Еще один из прапрадедов Курта Воннегута-младшего, прославивший свое имя Генри Шнулль, переехал в Индианаполис из городка Хаусберге в Вестфалии лет за десять до Гражданской войны. Они с братом еще в Германии побывали в учении у купца, знали, как торговать и вести расчеты. Сперва они занялись закупкой продуктов на фермах центральной Индианы: на крытой повозке объезжали окрестных фермеров и покупали зерно, масло, яйца, кур, соленую и копченую свинину, чтобы потом перепродать в городе.

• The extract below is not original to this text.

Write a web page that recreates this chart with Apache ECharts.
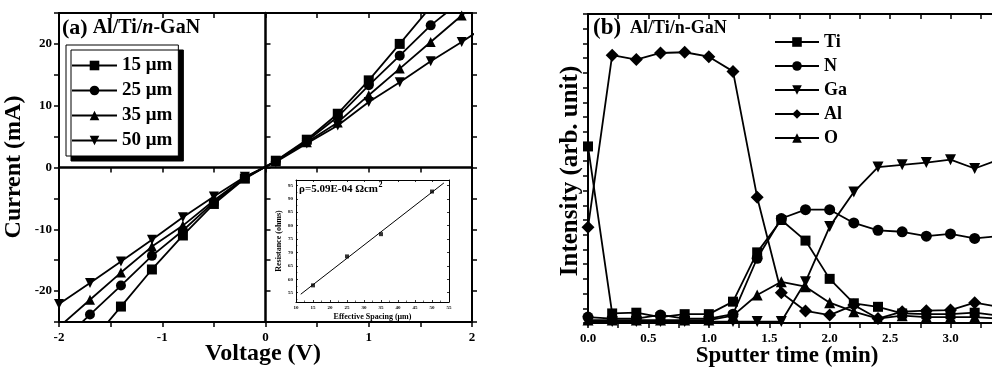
<!DOCTYPE html>
<html><head><meta charset="utf-8">
<script src="https://cdn.jsdelivr.net/npm/echarts@6/dist/echarts.min.js"></script>
<style>html,body{margin:0;padding:0;background:#fff;overflow:hidden;width:992px;height:372px}#c{width:1045px;height:372px}</style>
</head><body><div id="c"></div>
<script>
// ---- Panel (a): I-V curves ----
const ivVoltage = [-2.0,-1.7,-1.4,-1.1,-0.8,-0.5,-0.2,0.1,0.4,0.7,1.0,1.3,1.6,1.9,2.2];
const ivNames = ['15 μm','25 μm','35 μm','50 μm'];
const i15 = [-34.5,-28.5,-22.5,-16.5,-11.0,-5.9,-1.8,1.1,4.5,8.7,14.1,20.0,26.0,32.0,38.0];
const i25 = [-28.6,-23.8,-19.1,-14.3,-10.2,-5.6,-1.7,1.0,4.3,8.2,13.3,18.1,23.0,27.0,32.0];
const i35 = [-25.8,-21.4,-17.0,-12.8,-9.4,-5.35,-1.6,1.0,4.1,7.3,11.7,16.0,20.3,24.6,28.9];
const i50 = [-22.1,-18.7,-15.2,-11.7,-8.05,-4.7,-1.5,0.9,3.9,6.8,10.6,13.8,17.2,20.3,23.6];
// ---- Inset: TLM ----
const tlmSpacing = [15,25,35,50];
const tlmResistance = [57.7,68.5,76.8,92.7];
const tlmFitX = [11.4,53.5];
const tlmFitY = [54.4,95.9];
// ---- Panel (b): depth profile ----
const sputterTime = [0,0.2,0.4,0.6,0.8,1.0,1.2,1.4,1.6,1.8,2.0,2.2,2.4,2.6,2.8,3.0,3.2,3.4];
const elemNames = ['Ti','N','Ga','Al','O'];
const tiI = [12.0,0.65,0.7,0.4,0.6,0.6,1.45,4.8,7.0,5.6,3.0,1.34,1.1,0.65,0.6,0.6,0.7,0.5];
const nI  = [0.4,0.3,0.3,0.55,0.3,0.3,0.6,4.4,7.1,7.7,7.7,6.8,6.3,6.2,5.9,6.05,5.75,5.9];
const gaI = [0.1,0.1,0.1,0.1,0.1,0.1,0.1,0.1,0.1,2.8,6.55,8.9,10.6,10.75,10.9,11.1,10.5,11.1];
const alI = [6.5,18.2,17.9,18.35,18.4,18.1,17.1,8.55,2.05,0.82,0.54,1.22,0.3,0.77,0.84,0.88,1.38,1.1];
const oI  = [0.2,0.2,0.2,0.2,0.2,0.2,0.5,1.9,2.8,2.47,1.38,0.77,0.3,0.5,0.4,0.4,0.4,0.3];

const F = 'Liberation Serif';
const BLACK = '#000';
const zip = (xs, ys) => xs.map((x, i) => [x, ys[i]]);
const near = (v, m) => Math.abs(v / m - Math.round(v / m)) < 1e-6;

function axBase(o) {
  return Object.assign({
    type: 'value',
    splitLine: {show: false},
    axisLine: {onZero: false, lineStyle: {color: BLACK, width: 2}},
    axisTick: {show: true, inside: false, length: 5, lineStyle: {color: BLACK, width: 1.5}},
    axisLabel: {show: false},
  }, o);
}
const lblStyle = {color: BLACK, fontFamily: F, fontWeight: 'bold', fontSize: 13};

// measure inset formula text to place the superscript
const mctx = document.createElement('canvas').getContext('2d');
mctx.font = 'bold 11px "Liberation Serif"';
const rhoText = 'ρ=5.09E-04 Ωcm';
const rhoW = mctx.measureText(rhoText).width;

const chart = echarts.init(document.getElementById('c'), null, {renderer: 'canvas'});

const ivSets = [i15, i25, i35, i50];
const ivSym = ['rect', 'circle', 'triangle', 'triangle'];
const ivRot = [0, 0, 0, 180];
const elemSets = [tiI, nI, gaI, alI, oI];
const elemSym = ['rect', 'circle', 'triangle', 'diamond', 'triangle'];
const elemRot = [0, 0, 180, 0, 0];
const elemSize = [10, 11, 11, 13, 11];

const series = [];
ivSets.forEach((d, k) => series.push({
  type: 'line', name: ivNames[k], xAxisIndex: 0, yAxisIndex: 0,
  data: zip(ivVoltage, d), symbol: ivSym[k], symbolRotate: ivRot[k], symbolSize: 10,
  lineStyle: {color: BLACK, width: 1.8}, itemStyle: {color: BLACK}, clip: true, z: 5
}));
series.push({
  type: 'line', xAxisIndex: 3, yAxisIndex: 3, data: zip(tlmFitX, tlmFitY),
  symbol: 'none', lineStyle: {color: BLACK, width: 1}, z: 6
});
series.push({
  type: 'scatter', xAxisIndex: 3, yAxisIndex: 3, data: zip(tlmSpacing, tlmResistance),
  symbol: 'rect', symbolSize: 4, itemStyle: {color: BLACK}, z: 7
});
elemSets.forEach((d, k) => series.push({
  type: 'line', name: elemNames[k], xAxisIndex: 5, yAxisIndex: 5,
  data: zip(sputterTime, d), symbol: elemSym[k], symbolRotate: elemRot[k], symbolSize: elemSize[k],
  lineStyle: {color: BLACK, width: 1.8}, itemStyle: {color: BLACK}, clip: true
}));

const option = {
  animation: false,
  backgroundColor: '#fff',
  grid: [
    {left: 59, top: 13, width: 413, height: 309},
    {left: 59, top: 13, width: 413, height: 309},
    {left: 296, top: 180, width: 153, height: 122, show: true, backgroundColor: '#fff', borderWidth: 0, z: 4},
    {left: 588, top: 14, width: 435, height: 309}
  ],
  xAxis: [
    axBase({gridIndex: 0, position: 'bottom', min: -2, max: 2, interval: 0.5,
      axisLabel: Object.assign({show: true, margin: 9, formatter: v => near(v, 1) ? String(Math.round(v)) : ''}, lblStyle)}),
    axBase({gridIndex: 0, position: 'top', min: -2, max: 2, interval: 0.5, axisTick: {inside: true, length: 5, lineStyle: {color: BLACK, width: 1.5}}}),
    axBase({gridIndex: 1, position: 'bottom', min: -2, max: 2, interval: 0.5,
      axisLine: {onZero: true, lineStyle: {color: BLACK, width: 2.5}}}),
    axBase({gridIndex: 2, position: 'bottom', min: 10, max: 55, interval: 5, z: 8,
      axisLine: {onZero: false, lineStyle: {color: BLACK, width: 1}},
      axisTick: {inside: true, length: 2, lineStyle: {color: BLACK, width: 0.8}},
      minorTick: {show: true, splitNumber: 2, length: 1.5, lineStyle: {color: BLACK, width: 0.6}},
      axisLabel: {show: true, margin: 3, fontSize: 5, fontFamily: F, fontWeight: 'bold', color: BLACK},
      name: 'Effective Spacing (μm)', nameLocation: 'middle', nameGap: 11,
      nameTextStyle: {fontSize: 8, fontFamily: F, fontWeight: 'bold', color: BLACK}}),
    axBase({gridIndex: 2, position: 'top', min: 10, max: 55, interval: 5, z: 8,
      axisLine: {onZero: false, lineStyle: {color: BLACK, width: 1}},
      axisTick: {inside: true, length: 2, lineStyle: {color: BLACK, width: 0.8}}}),
    axBase({gridIndex: 3, position: 'bottom', min: 0, max: 3.6, interval: 0.5,
      minorTick: {show: true, splitNumber: 2, length: 5, lineStyle: {color: BLACK, width: 1.5}},
      axisLabel: Object.assign({show: true, margin: 9, formatter: v => near(v, 0.5) ? v.toFixed(1) : ''}, lblStyle)}),
    axBase({gridIndex: 3, position: 'top', min: 0, max: 3.6, interval: 0.5,
      axisTick: {inside: true, length: 5, lineStyle: {color: BLACK, width: 1.5}},
      minorTick: {show: true, splitNumber: 2, length: 5, lineStyle: {color: BLACK, width: 1.5}}})
  ],
  yAxis: [
    axBase({gridIndex: 0, position: 'left', min: -25, max: 25, interval: 5,
      axisLabel: Object.assign({show: true, margin: 7, formatter: v => near(v, 10) ? String(Math.round(v)) : ''}, lblStyle)}),
    axBase({gridIndex: 0, position: 'right', min: -25, max: 25, interval: 5}),
    axBase({gridIndex: 1, position: 'left', min: -25, max: 25, interval: 5,
      axisLine: {onZero: true, lineStyle: {color: BLACK, width: 2.5}},
      axisTick: {inside: true, length: 5, lineStyle: {color: BLACK, width: 1.5}}}),
    axBase({gridIndex: 2, position: 'left', min: 51.5, max: 97, splitNumber: 9, z: 8,
      axisLine: {onZero: false, lineStyle: {color: BLACK, width: 1}},
      axisTick: {inside: true, length: 2, lineStyle: {color: BLACK, width: 0.8}},
      minorTick: {show: true, splitNumber: 2, length: 1.5, lineStyle: {color: BLACK, width: 0.6}},
      axisLabel: {show: true, margin: 3, fontSize: 5, fontFamily: F, fontWeight: 'bold', color: BLACK,
        formatter: v => near(v, 5) ? String(Math.round(v)) : ''},
      name: 'Resistance (ohms)', nameLocation: 'middle', nameGap: 13,
      nameTextStyle: {fontSize: 8, fontFamily: F, fontWeight: 'bold', color: BLACK}}),
    axBase({gridIndex: 2, position: 'right', min: 51.5, max: 97, splitNumber: 9, z: 8,
      axisLine: {onZero: false, lineStyle: {color: BLACK, width: 1}},
      axisTick: {inside: true, length: 2, lineStyle: {color: BLACK, width: 0.8}}}),
    axBase({gridIndex: 3, position: 'left', min: 0, max: 21, interval: 1}),
    axBase({gridIndex: 3, position: 'right', min: 0, max: 21, interval: 1})
  ],
  legend: [
    {data: ivNames, orient: 'vertical', left: 66, top: 45, padding: [11, 6, 6, 5], itemGap: 6,
      itemWidth: 45, itemHeight: 12, selectedMode: false,
      backgroundColor: '#fff', borderColor: BLACK, borderWidth: 1,
      shadowColor: BLACK, shadowBlur: 0, shadowOffsetX: 5, shadowOffsetY: 5,
      textStyle: {fontFamily: F, fontWeight: 'bold', fontSize: 19, color: BLACK}},
    {data: elemNames, orient: 'vertical', left: 774, top: 33, padding: 0, itemGap: 6,
      itemWidth: 44, itemHeight: 12, selectedMode: false,
      textStyle: {fontFamily: F, fontWeight: 'bold', fontSize: 18, color: BLACK}}
  ],
  graphic: [
    {type: 'text', x: 62, y: 28, z: 20, style: {
      text: '{p|(a)}{t| Al/Ti/}{i|n}{t|-GaN}', verticalAlign: 'middle', align: 'left',
      rich: {
        p: {fontFamily: F, fontWeight: 'bold', fontSize: 22, fill: BLACK},
        t: {fontFamily: F, fontWeight: 'bold', fontSize: 20, fill: BLACK},
        i: {fontFamily: F, fontWeight: 'bold', fontStyle: 'italic', fontSize: 20, fill: BLACK}
      }}},
    {type: 'text', x: 593, y: 28, z: 20, style: {
      text: '{p|(b)}{t|  Al/Ti/n-GaN}', verticalAlign: 'middle', align: 'left',
      rich: {
        p: {fontFamily: F, fontWeight: 'bold', fontSize: 23, fill: BLACK},
        t: {fontFamily: F, fontWeight: 'bold', fontSize: 18, fill: BLACK}
      }}},
    {type: 'text', x: 14, y: 167, rotation: Math.PI / 2, z: 20, style: {
      text: 'Current (mA)', fontFamily: F, fontWeight: 'bold', fontSize: 24, fill: BLACK,
      align: 'center', verticalAlign: 'middle'}},
    {type: 'text', x: 263, y: 354, z: 20, style: {
      text: 'Voltage (V)', fontFamily: F, fontWeight: 'bold', fontSize: 24, fill: BLACK,
      align: 'center', verticalAlign: 'middle'}},
    {type: 'text', x: 571, y: 171, rotation: Math.PI / 2, z: 20, style: {
      text: 'Intensity (arb. unit)', fontFamily: F, fontWeight: 'bold', fontSize: 25, fill: BLACK,
      align: 'center', verticalAlign: 'middle'}},
    {type: 'text', x: 787, y: 356, z: 20, style: {
      text: 'Sputter time (min)', fontFamily: F, fontWeight: 'bold', fontSize: 23, fill: BLACK,
      align: 'center', verticalAlign: 'middle'}},
    {type: 'text', x: 299, y: 189, z: 20, style: {
      text: rhoText, fontFamily: F, fontWeight: 'bold', fontSize: 11, fill: BLACK,
      align: 'left', verticalAlign: 'middle'}},
    {type: 'text', x: 299 + rhoW + 0.5, y: 185, z: 20, style: {
      text: '2', fontFamily: F, fontWeight: 'bold', fontSize: 8, fill: BLACK,
      align: 'left', verticalAlign: 'middle'}}
  ],
  series: series
};
chart.setOption(option);
</script>
</body></html>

Они работали не покладая рук и через какое-то время стали возить свой товар в Мэдисон или Джефферсонвилль, штат Индиана. Их громадные баржи ходили по рекам Огайо и Миссисипи аж до Нового Орлеана. Братья по очереди сопровождали баржи и продавали груз в Новом Орлеане. Выручив за товар неплохие деньги, братья брали в Новом Орлеане кофе, ром и сорго, который называли «новоорлеанской мелассой». Потом они вели баржи вверх по реке, в Цинциннати или Индианаполис, где снова получали навар. Говорят, они привели в Индианаполис один из последних караванов с Юга, после чего конфедераты перекрыли речное снабжение в районе Мемфиса. Цены на сорго и кофе взлетели до небес, и братья Шнулль заработали достаточно денег, чтобы открыть оптовую торговлю бакалеей и построить склад, который все еще стоит на углу Вашингтон-стрит и Делавэр-стрит в Индианаполисе. Вначале их фирма называлась «А. и Г. Шнулль», потом «Шнулль и компания». После завершения Гражданской войны Август заявил, что он заработал достаточно денег и хочет вернуться в Германию. Он продал свою долю Генри и увез с собой в Хаусберге двести тысяч долларов. Там он купил себе усадьбу и жил, как аристократ, до самой смерти в 1918 году.